Making Architecture Through Being Human by Philip D. Plowright;
Author:Philip D. Plowright;
Language: eng
Format: epub
Publisher: Taylor & Francis (CAM)
Published: 2019-02-26T16:00:00+00:00
IMPORTANCE
IMPORTANCE CAN BE UNDERSTOOD as an event, substance or object on which we focus our attention. Our attention is a type of judgement that we project into our environment and through that judgement, we decide what value a thing holds and what might matter. When something distinguishes itself from its surroundings or draws our attention, this is an act of the human mind (see Difference). Importance is a contextual notion and operates through the relative relationships in a situation. A thing that might have importance in one context could be unimportant in another.

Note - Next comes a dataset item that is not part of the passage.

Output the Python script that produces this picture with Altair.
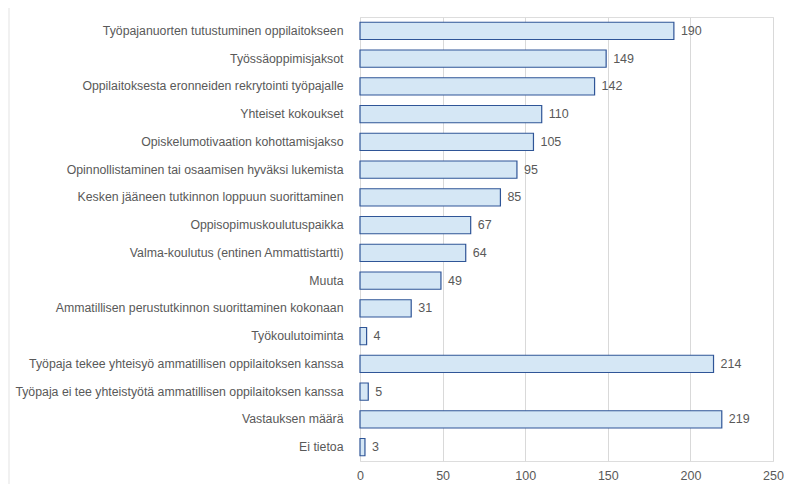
import altair as alt
import pandas as pd

categories = [
    "Työpajanuorten tutustuminen oppilaitokseen",
    "Työssäoppimisjaksot",
    "Oppilaitoksesta eronneiden rekrytointi työpajalle",
    "Yhteiset kokoukset",
    "Opiskelumotivaation kohottamisjakso",
    "Opinnollistaminen tai osaamisen hyväksi lukemista",
    "Kesken jääneen tutkinnon loppuun suorittaminen",
    "Oppisopimuskoulutuspaikka",
    "Valma-koulutus (entinen Ammattistartti)",
    "Muuta",
    "Ammatillisen perustutkinnon suorittaminen kokonaan",
    "Työkoulutoiminta",
    "Työpaja tekee yhteisyö ammatillisen oppilaitoksen kanssa",
    "Työpaja ei tee yhteistyötä ammatillisen oppilaitoksen kanssa",
    "Vastauksen määrä",
    "Ei tietoa",
]
values = [190, 149, 142, 110, 105, 95, 85, 67, 64, 49, 31, 4, 214, 5, 219, 3]

df = pd.DataFrame({"cat": categories, "val": values})

W, H = 413, 444
PADL = 352
FONT = "Liberation Sans"
GRAY = "#595959"

y_enc = alt.Y("cat:N", sort=categories,
              scale=alt.Scale(paddingInner=0.38, paddingOuter=0.19),
              axis=alt.Axis(title=None, ticks=False, domain=False, labelPadding=17,
                            labelFont=FONT, labelFontSize=12.3, labelColor=GRAY,
                            labelLimit=400))
x_enc = alt.X("val:Q", scale=alt.Scale(domain=[0, 250], nice=False),
              axis=alt.Axis(title=None, values=[0, 50, 100, 150, 200, 250],
                            ticks=False, domain=False, labelPadding=8, labelFlush=False,
                            grid=True, gridColor="#d9d9d9", gridWidth=1,
                            labelFont=FONT, labelFontSize=12.5, labelColor=GRAY))

base = alt.Chart(df)

bars = base.mark_bar(fill="#d5e7f5", stroke="#2f5597", strokeWidth=1.2).encode(
    x=x_enc, y=y_enc
)
labels = base.mark_text(align="left", baseline="middle", dx=7, font=FONT,
                        fontSize=12.5, color=GRAY).encode(
    x="val:Q", y=alt.Y("cat:N", sort=categories), text="val:Q"
)

border = alt.Chart(pd.DataFrame({"a": [0]})).mark_rect(
    fill=None, stroke="#e3e3e3", strokeWidth=1, clip=False
).encode(x=alt.value(-(PADL - 1)), x2=alt.value(W + 60), y=alt.value(-12), y2=alt.value(H + 60))

chart = alt.layer(border, bars, labels).properties(
    width=W, height=H,
    autosize=alt.AutoSizeParams(type="none"),
    padding={"left": PADL, "top": 9, "right": 11, "bottom": 23},
).configure_view(stroke=None).configure(background="white")

chart.save("out.html", embed_options={"renderer": "svg", "actions": False})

In our built environment, we constantly use the idea of importance to make sense of our surroundings as well as a design tool. It is one of the ways we make what might be a random environment into something comprehensible through the introduction of hierarchy, ordering systems such as axis and centrality, types of repetition, manipulation of light and object attributes that create difference.
The most obvious form of importance is the introduction of difference through the spatial location concepts of close and high as well as the scalar attribute of big. These concepts create a simple hierarchy based on relative relationships. Generally, if an object is close or appears to be close, people will consider it more important than something further away. An object or space located relatively high in an environment is considered more important than things that appear lower or below it. People generally consider something that is big as more important than something that is small (small things are often discounted as irrelevant or not mattering – which causes its own problems). Big and high have other meanings in human thinking, primarily connected to social status. Buildings that are considered socially or culturally important or to contain important events are often made to be prominent through being big. Height is associated with social status and power – the executive boardroom of a successful corporation is found high in buildings not only for the view but because it expresses power and control.